In its company literature and talking points, IntelligentM cites some alarming statistics: that one in 20 people admitted to an American hospital will acquire an infection they didn’t have when they entered. And of these infections, 70 percent could have been reduced or eliminated by “healthcare workers following proper hand hygiene guidelines.”
In the pilot phase only half a dozen hospitals and medical facilities have come on board, but so far the launch appears to be successful.
“Right now there are six facilities that have contracted,” Freedman says. “The facilities are a combination of hospitals, assisted living facilities, skilled nursing facilities and an ambulatory surgery center.”
The Sarasota, Fla-based startup didn’t commercialize the product— which includes a motion-sensitive microprocessor and Bluetooth enabled tag to indicate when a healthcare worker comes into the room — until April. This followed their two-and-a-half-year beta phase, which included clinical trials of the “pilot hardware units and beta software”. Then they “cobbled together” smart bands and tags and production software and rolled out to hospitals.
Current plans extend not only to outside America, but to outside the healthcare industry. Restaurants are next, Freedman says, provided enough interest is drawn up.
“We are having some high-level conversations [with restaurants],” Freedman says. “It’s a different bit of a business scenario. In a hospital it [wearing an RFID bracelet to monitor hand washing] is a regulatory issue, whereas in restaurants it is a liability issue.”
Even so, the “next 24 months” is “definitely around the healthcare and restaurant space,” Freedman says.
Billions in savings for hospitals
Keith Hoffman, marketing director with Fitchburg, Wisc.’s Terso Solutions, is equally bullish on the technology.
“The [RFID] technology has the ability to remove billions in costs from the medical and healthcare industry,” he says. “On top of tremendous fiscal benefits, RFID continues to be about saving lives. What other technology can say that?”
And even more revolutionary, Hoffman says, is the impact RFID can have on offsetting “soaring” healthcare costs.

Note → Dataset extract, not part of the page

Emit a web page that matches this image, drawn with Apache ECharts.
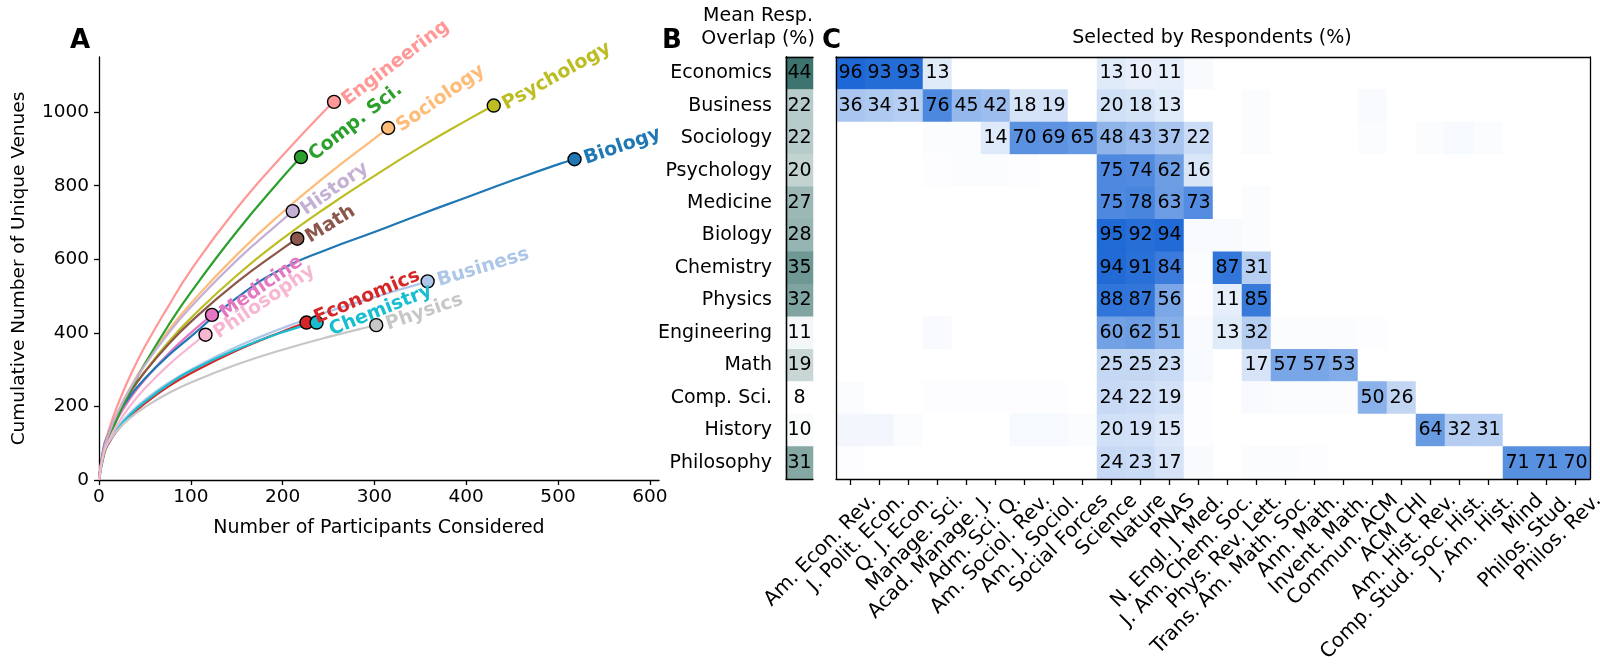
<!DOCTYPE html>
<html>
<head>
<meta charset="utf-8">
<script src="https://cdn.jsdelivr.net/npm/echarts@6.0.0/dist/echarts.min.js"></script>
<style>
  html, body { margin: 0; padding: 0; background: #fff; }
  #chart { width: 1600px; height: 672px; }
</style>
</head>
<body>
<div id="chart"></div>
<script>
// fields, in the row order of panels B and C
const fields = ['Economics', 'Business', 'Sociology', 'Psychology', 'Medicine', 'Biology',
  'Chemistry', 'Physics', 'Engineering', 'Math', 'Comp. Sci.', 'History', 'Philosophy'];

// panel A: participants considered vs cumulative unique venues
const sampleN = [0, 5, 10, 20, 35, 50, 75, 100, 150, 200, 250, 300, 350, 400, 450, 500];
const economics = [0, 69, 97, 135, 175, 208, 253, 290, 352, 404];
const business = [0, 76, 104, 143, 185, 218, 263, 300, 362, 413, 458, 497, 534];
const sociology = [0, 79, 121, 183, 255, 317, 404, 480, 612, 728, 832, 928];
const psychology = [0, 79, 117, 175, 241, 295, 373, 440, 556, 656, 745, 827, 905, 977];
const medicine = [0, 77, 113, 166, 225, 273, 342, 400];
const biology = [0, 89, 125, 176, 232, 276, 337, 390, 495, 575, 628, 674, 722, 768, 814, 858];
const chemistry = [0, 71, 99, 138, 180, 213, 259, 297, 355, 402];
const physics = [0, 75, 101, 135, 171, 198, 235, 265, 314, 354, 389, 420];
const engineering = [0, 83, 130, 202, 289, 363, 470, 570, 738, 882, 1015];
const math = [0, 83, 122, 178, 242, 294, 367, 430, 537, 629];
const compSci = [0, 64, 104, 168, 247, 316, 418, 510, 675, 823];
const history = [0, 80, 121, 182, 253, 312, 397, 470, 597, 707];
const philosophy = [0, 70, 103, 151, 205, 249, 311, 364];
const curves = [economics, business, sociology, psychology, medicine, biology, chemistry,
  physics, engineering, math, compSci, history, philosophy];
const finalN = [226, 358, 315, 430, 123, 518, 237, 302, 256, 216, 220, 211, 116];
const finalVenues = [428, 540, 957, 1018, 449, 872, 428, 421, 1028, 656, 878, 731, 395];
const xTicks = [0, 100, 200, 300, 400, 500, 600];
const yTicks = [0, 200, 400, 600, 800, 1000];

// panel B: mean respondent overlap (%)
const overlap = [44, 22, 22, 20, 27, 28, 35, 32, 11, 19, 8, 10, 31];

// panel C: selected by respondents (%)
const journals = ['Am. Econ. Rev.', 'J. Polit. Econ.', 'Q. J. Econ.', 'Manage. Sci.',
  'Acad. Manage. J.', 'Adm. Sci. Q.', 'Am. Sociol. Rev.', 'Am. J. Sociol.', 'Social Forces',
  'Science', 'Nature', 'PNAS', 'N. Engl. J. Med.', 'J. Am. Chem. Soc.', 'Phys. Rev. Lett.',
  'Trans. Am. Math. Soc.', 'Ann. Math.', 'Invent. Math.', 'Commun. ACM', 'ACM CHI',
  'Am. Hist. Rev.', 'Comp. Stud. Soc. Hist.', 'J. Am. Hist.', 'Mind', 'Philos. Stud.', 'Philos. Rev.'];
const selEconomics = [96, 93, 93, 13, 0, 0, 0, 0, 0, 13, 10, 11, 3, 0, 0, 0, 0, 0, 0, 0, 0, 0, 0, 0, 0, 0];
const selBusiness = [36, 34, 31, 76, 45, 42, 18, 19, 0, 20, 18, 13, 0, 0, 2, 0, 0, 0, 3, 0, 0, 0, 0, 0, 0, 0];
const selSociology = [0, 0, 0, 2, 2, 14, 70, 69, 65, 48, 43, 37, 22, 0, 2, 0, 0, 0, 2, 0, 2, 4, 2, 0, 0, 0];
const selPsychology = [0, 0, 0, 1, 2, 2, 1, 0, 0, 75, 74, 62, 16, 0, 0, 0, 0, 0, 0, 0, 0, 0, 0, 0, 0, 0];
const selMedicine = [0, 0, 0, 0, 0, 0, 0, 0, 0, 75, 78, 63, 73, 0, 2, 0, 0, 0, 0, 0, 0, 0, 0, 0, 0, 0];
const selBiology = [0, 0, 0, 0, 0, 0, 0, 0, 0, 95, 92, 94, 3, 3, 2, 0, 0, 0, 0, 0, 0, 0, 0, 0, 0, 0];
const selChemistry = [0, 0, 0, 0, 0, 0, 0, 0, 0, 94, 91, 84, 2, 87, 31, 0, 0, 0, 0, 0, 0, 0, 0, 0, 0, 0];
const selPhysics = [0, 0, 0, 0, 0, 0, 0, 0, 0, 88, 87, 56, 1, 11, 85, 0, 0, 0, 0, 0, 0, 0, 0, 0, 0, 0];
const selEngineering = [0, 0, 0, 3, 0, 0, 0, 0, 0, 60, 62, 51, 3, 13, 32, 2, 2, 2, 1, 0, 0, 0, 0, 0, 0, 0];
const selMath = [0, 0, 0, 0, 0, 0, 0, 0, 0, 25, 25, 23, 4, 0, 17, 57, 57, 53, 0, 0, 0, 0, 0, 0, 0, 0];
const selCompSci = [2, 0, 0, 1, 1, 1, 1, 1, 0, 24, 22, 19, 1, 0, 3, 2, 2, 2, 50, 26, 0, 0, 0, 0, 0, 0];
const selHistory = [5, 5, 2, 0, 0, 0, 4, 4, 2, 20, 19, 15, 1, 0, 0, 0, 0, 0, 0, 0, 64, 32, 31, 0, 0, 0];
const selPhilosophy = [1, 0, 0, 0, 0, 0, 0, 0, 0, 24, 23, 17, 3, 0, 2, 2, 1, 0, 0, 0, 0, 0, 0, 71, 71, 70];
const selected = [selEconomics, selBusiness, selSociology, selPsychology, selMedicine, selBiology,
  selChemistry, selPhysics, selEngineering, selMath, selCompSci, selHistory, selPhilosophy];

const colors = ['#d62728', '#aec7e8', '#ffbb78', '#bcbd22', '#e377c2', '#1f77b4', '#17becf',
  '#c7c7c7', '#ff9896', '#8c564b', '#2ca02c', '#c5b0d5', '#f7b6d2'];
const labelAngle = [23, 17, 35, 29, 35, 19, 22, 19, 37, 32, 38, 35, 34];
const labelShift = { 'Economics': [0, -4], 'Chemistry': [0, 9] };

const FONT = 'DejaVu Sans';
const chart = echarts.init(document.getElementById('chart'), null, { renderer: 'canvas' });

const lineSeries = fields.map((f, i) => {
  const pts = curves[i].map((v, j) => [sampleN[j], v]);
  pts.push([finalN[i], finalVenues[i]]);
  return {
    name: f, type: 'line', xAxisIndex: 0, yAxisIndex: 0,
    data: pts, smooth: true, showSymbol: false, silent: true,
    lineStyle: { color: colors[i], width: 2.2 }, z: 2
  };
});

const endPoints = fields.map((f, i) => ({
  name: f,
  value: [finalN[i], finalVenues[i]],
  itemStyle: { color: colors[i] },
  label: { rotate: labelAngle[i], color: colors[i], offset: labelShift[f] || [0, 0] }
}));

const frameLine = { show: true, lineStyle: { color: '#000', width: 1.3 } };
const frameAxis = (grid, pos) => ({
  gridIndex: grid, type: 'value', position: pos, min: 0, max: 1, z: 10,
  axisLine: frameLine, axisTick: { show: false }, axisLabel: { show: false }, splitLine: { show: false }
});

const cellsB = overlap.map((v, i) => [0, i, v]);
const cellsC = [];
selected.forEach((row, i) => row.forEach((v, j) => cellsC.push([j, i, v])));

const letter = (t, x) => ({
  text: t, left: x, top: 28, padding: 0,
  textStyle: { fontFamily: FONT, fontSize: 26, fontWeight: 'bold', color: '#000' }
});

const option = {
  backgroundColor: '#fff',
  animation: false,
  textStyle: { fontFamily: FONT },
  title: [
    letter('A', 70), letter('B', 662), letter('C', 822),
    { text: 'Mean Resp.\nOverlap (%)', left: 758, textAlign: 'center', top: 5, padding: 0,
      textStyle: { fontFamily: FONT, fontSize: 19, fontWeight: 'normal', color: '#000', lineHeight: 23 } },
    { text: 'Selected by Respondents (%)', left: 1212, textAlign: 'center', top: 29, padding: 0,
      textStyle: { fontFamily: FONT, fontSize: 19, fontWeight: 'normal', color: '#000' } }
  ],
  grid: [
    { left: 99, top: 57, width: 560, height: 423, outerBoundsMode: 'none' },
    { left: 786, top: 57, width: 27, height: 422, outerBoundsMode: 'none' },
    { left: 836, top: 57, width: 754, height: 422, outerBoundsMode: 'none' }
  ],
  xAxis: [
    {
      gridIndex: 0, type: 'value', min: 0, max: 610,
      name: 'Number of Participants Considered', nameLocation: 'middle', nameGap: 39,
      nameTextStyle: { fontFamily: FONT, fontSize: 19, color: '#000' },
      axisLine: { lineStyle: { color: '#000', width: 1.3 } },
      axisTick: { show: true, length: 5, customValues: xTicks, lineStyle: { color: '#000', width: 1.3 } },
      axisLabel: { customValues: xTicks, fontFamily: FONT, fontSize: 18.5, color: '#000', margin: 8 },
      splitLine: { show: false }
    },
    { gridIndex: 1, type: 'category', data: [''], show: false },
    {
      gridIndex: 2, type: 'category', data: journals, z: 10,
      axisLine: frameLine,
      axisTick: { show: true, alignWithLabel: true, length: 6, lineStyle: { color: '#000', width: 1.3 } },
      axisLabel: {
        interval: 0, rotate: 45, fontFamily: FONT, fontSize: 20, color: '#000',
        margin: -4, verticalAlign: 'top', lineHeight: 64
      },
      splitLine: { show: false }
    },
    frameAxis(1, 'top'), frameAxis(1, 'bottom'),
    frameAxis(2, 'top')
  ],
  yAxis: [
    {
      gridIndex: 0, type: 'value', min: 0, max: 1150,
      name: 'Cumulative Number of Unique Venues', nameLocation: 'middle', nameGap: 70,
      nameTextStyle: { fontFamily: FONT, fontSize: 18.5, color: '#000' },
      axisLine: { show: true, lineStyle: { color: '#000', width: 1.3 } },
      axisTick: { show: true, length: 5, customValues: yTicks, lineStyle: { color: '#000', width: 1.3 } },
      axisLabel: { customValues: yTicks, formatter: v => String(v), fontFamily: FONT, fontSize: 18.5, color: '#000', margin: 10 },
      splitLine: { show: false }
    },
    {
      gridIndex: 1, type: 'category', data: fields, inverse: true, z: 10,
      axisLine: frameLine, axisTick: { show: false },
      axisLabel: { fontFamily: FONT, fontSize: 19, color: '#000', margin: 14 },
      splitLine: { show: false }
    },
    {
      gridIndex: 2, type: 'category', data: fields, inverse: true, z: 10,
      axisLine: frameLine, axisTick: { show: false }, axisLabel: { show: false },
      splitLine: { show: false }
    },
    frameAxis(1, 'right'), frameAxis(2, 'right')
  ],
  visualMap: [
    { type: 'continuous', show: false, seriesIndex: 14, min: 9, max: 44, dimension: 2,
      inRange: { color: ['#ffffff', '#3d7470'] } },
    { type: 'continuous', show: false, seriesIndex: 15, min: 0, max: 100, dimension: 2,
      inRange: { color: ['#ffffff', '#1462d4'] } }
  ],
  series: [
    ...lineSeries,
    {
      type: 'scatter', xAxisIndex: 0, yAxisIndex: 0, z: 5, silent: true,
      symbol: 'circle', symbolSize: 13,
      itemStyle: { borderColor: '#000', borderWidth: 1.4, opacity: 1 },
      label: {
        show: true, position: 'right', distance: 3,
        formatter: p => p.name,
        fontFamily: FONT, fontSize: 19, fontWeight: 'bold'
      },
      data: endPoints
    },
    {
      type: 'heatmap', xAxisIndex: 1, yAxisIndex: 1, data: cellsB, silent: true,
      label: { show: true, fontFamily: FONT, fontSize: 19, color: '#000' }
    },
    {
      type: 'heatmap', xAxisIndex: 2, yAxisIndex: 2, data: cellsC, silent: true,
      label: {
        show: true, fontFamily: FONT, fontSize: 19, color: '#000',
        formatter: p => (p.value[2] >= 10 ? String(p.value[2]) : '')
      }
    }
  ]
};

chart.setOption(option);
</script>
</body>
</html>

“According to the Global Healthcare Exchange (GHX), $5 billion worth of medical devices are wasted each year due to inefficient and disconnected manual processes, and lost or expired product,” he says. “What other industry would put up with losing billions of dollars’ worth of product each year?”
That’s why, obviously, companies such as his and his competitors’ are hoping to stop the bloodletting.

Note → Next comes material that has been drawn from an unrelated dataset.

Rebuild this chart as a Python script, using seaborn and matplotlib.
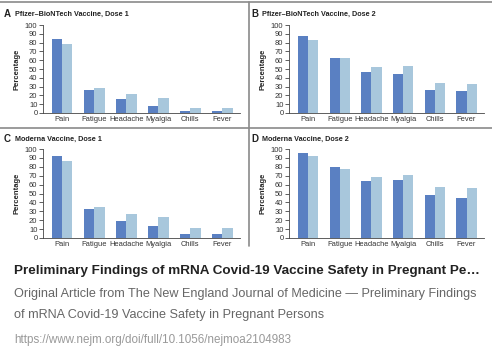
import pandas as pd
import seaborn as sns
import matplotlib.pyplot as plt
from matplotlib.lines import Line2D

sns.set_theme(style="white")
plt.rcParams['font.family'] = ['Liberation Sans', 'DejaVu Sans']

symptoms = ["Pain", "Fatigue", "Headache", "Myalgia", "Chills", "Fever"]

# dark = first group, light = second group
pfizer1_dark = [84, 26, 16, 8, 2, 2]
pfizer1_light = [78, 28, 22, 17, 6, 6]
pfizer2_dark = [88, 63, 47, 44, 26, 25]
pfizer2_light = [83, 62, 52, 53, 34, 33]
moderna1_dark = [92, 33, 19, 14, 5, 5]
moderna1_light = [87, 35, 27, 24, 11, 11]
moderna2_dark = [95, 80, 64, 65, 48, 45]
moderna2_light = [92, 78, 69, 71, 57, 56]

panels = [
    ("A", "Pfizer\u2013BioNTech Vaccine, Dose 1", pfizer1_dark, pfizer1_light),
    ("B", "Pfizer\u2013BioNTech Vaccine, Dose 2", pfizer2_dark, pfizer2_light),
    ("C", "Moderna Vaccine, Dose 1", moderna1_dark, moderna1_light),
    ("D", "Moderna Vaccine, Dose 2", moderna2_dark, moderna2_light),
]

W, H = 492, 356
fig = plt.figure(figsize=(W / 100, H / 100), dpi=100)
fig.patch.set_facecolor("white")

# axes boxes in pixels: left, right, top, bottom
boxes = [(43, 240, 25, 113), (289, 484, 25, 113),
         (43, 240, 149, 238), (289, 484, 149, 238)]
title_pos = [(4, 14), (251, 14), (4, 139), (251, 139)]
pal = {"dark": "#5a80c2", "light": "#a8c7dc"}

for (letter, title, dark, light), (l, r, t, b), (tx, ty) in zip(panels, boxes, title_pos):
    ax = fig.add_axes([l / W, 1 - b / H, (r - l) / W, (b - t) / H])
    df = pd.DataFrame({
        "symptom": symptoms * 2,
        "pct": dark + light,
        "grp": ["dark"] * 6 + ["light"] * 6,
    })
    sns.barplot(data=df, x="symptom", y="pct", hue="grp", palette=pal,
                width=0.64, saturation=1, linewidth=0, legend=False, ax=ax)
    ax.set_ylim(0, 100)
    ax.set_xlim(-0.6, 5.55)
    ax.set_yticks(range(0, 101, 10))
    ax.set_xlabel("")
    ax.set_ylabel("Percentage", fontsize=5.5, fontweight="bold", labelpad=3)
    ax.tick_params(axis="y", length=3, width=0.6, pad=1, labelsize=5.5,
                   color="#444", labelcolor="#333", left=True)
    ax.tick_params(axis="x", length=0, pad=2, labelsize=5.4, labelcolor="#333")
    for s in ["top", "right"]:
        ax.spines[s].set_visible(False)
    for s in ["left", "bottom"]:
        ax.spines[s].set_color("#444")
        ax.spines[s].set_linewidth(0.6)
    ax.patch.set_alpha(0)
    fig.text(tx / W, 1 - ty / H, letter, fontsize=7, fontweight="bold",
             color="#222", va="center")
    fig.text((tx + 11) / W, 1 - ty / H, title, fontsize=5.2, fontweight="bold",
             color="#222", va="center")

# panel frame lines
fig.add_artist(Line2D([0, 1], [1 - 2 / H, 1 - 2 / H], color="#8a8a8a", lw=1.2))
fig.add_artist(Line2D([0, 1], [1 - 128 / H, 1 - 128 / H], color="#8a8a8a", lw=1.2))
fig.add_artist(Line2D([249 / W, 249 / W], [1 - 2 / H, 1 - 246 / H], color="#8a8a8a", lw=1.2))

# caption text below the figure
fig.text(14 / W, 1 - 271 / H,
         "Preliminary Findings of mRNA Covid-19 Vaccine Safety in Pregnant Pe\u2026",
         fontsize=9.7, fontweight="bold", color="#222", va="center")
fig.text(14 / W, 1 - 294 / H,
         "Original Article from The New England Journal of Medicine \u2014 Preliminary Findings",
         fontsize=9.1, color="#666", va="center")
fig.text(14 / W, 1 - 315 / H,
         "of mRNA Covid-19 Vaccine Safety in Pregnant Persons",
         fontsize=9.1, color="#666", va="center")
fig.text(14 / W, 1 - 340 / H,
         "https://www.nejm.org/doi/full/10.1056/nejmoa2104983",
         fontsize=8.4, color="#999", va="center")

fig.savefig("out.png", dpi=100)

Frequentz’s ePedigree app, for example, is just one of the many solutions poised to offset the multi-billion dollar hit.
By enabling compliance for the pharmaceutical industry, it maintains and shares information about product movement throughout a drug’s lifespan. By enabling retailers, wholesalers and manufacturers to generate an electronic “pedigree” the product can quickly move up the supply chain.
After all, it’s all about money, and speed means cost savings.

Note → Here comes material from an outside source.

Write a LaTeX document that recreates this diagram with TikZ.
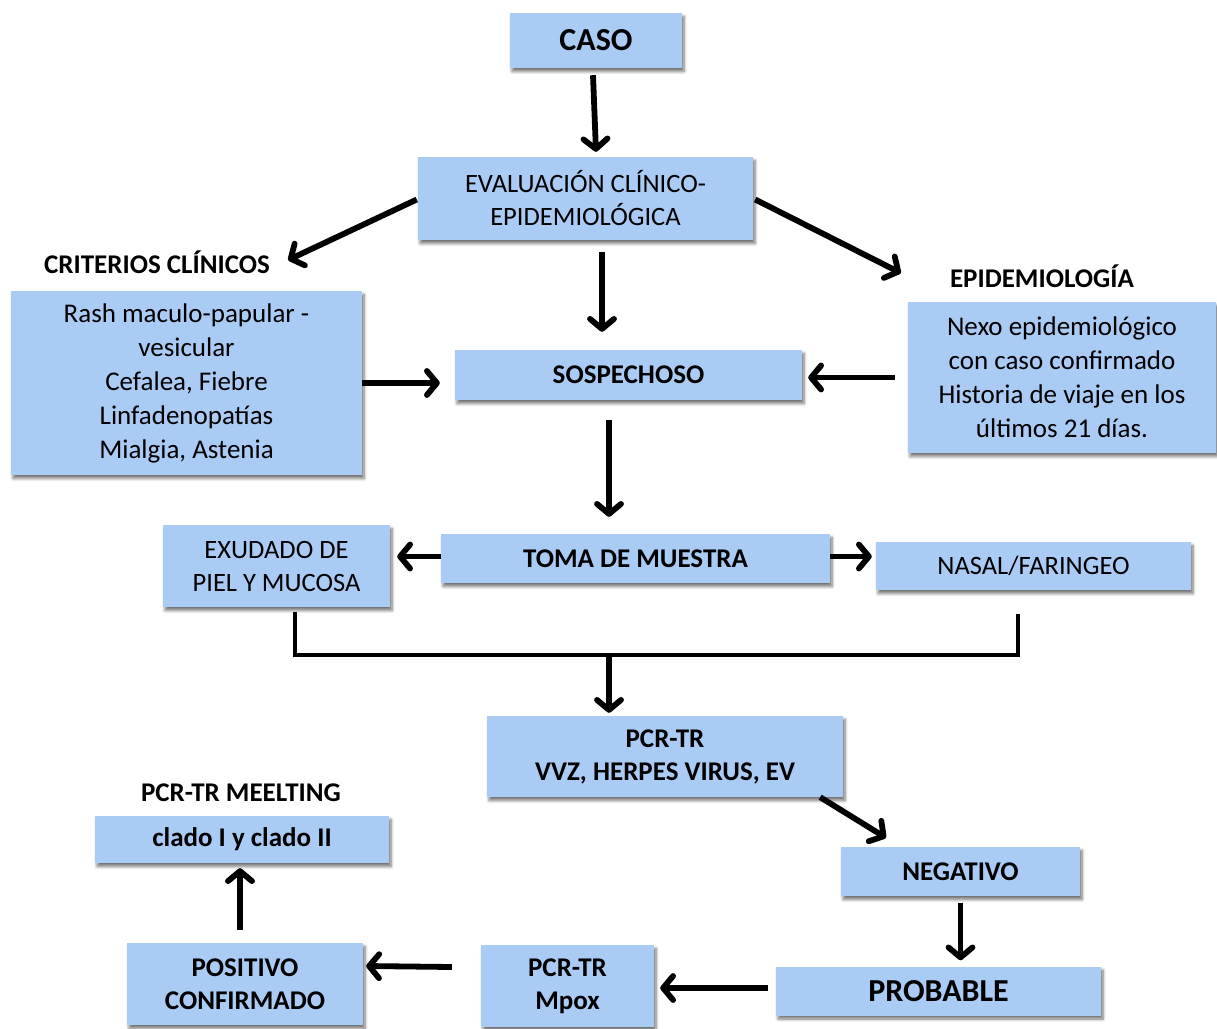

As one drug manufacturer said at a conference this reporter attended in Boston in 2008, “The faster we get a drug approved, the faster we make money.”
Less crass, perhaps, is the focus on connecting dollar savings with saving lives.
Hoffman points out that drugs, blood and other temperature and time-sensitive medical items including prosthetic devices are being tagged with RFID chips. This documents that Aunt Sally’s insulin or your grandmother’s hip won’t expire before it’s needed.
Wave of the future? Maybe
As exciting as all of this is, hospitals, nursing facilities and the like will remain difficult sells for the RFID industry, and at no time more than now.
Whether and when the kinks of the Affordable Care Act – a.k.a. “Obamacare” – are worked out, a stream of increasingly hungry tech talent is prepared to leap into the RFID fold. Yet, in a market that has been historically volatile, it is not clear if or when it won’t remain a hard sell.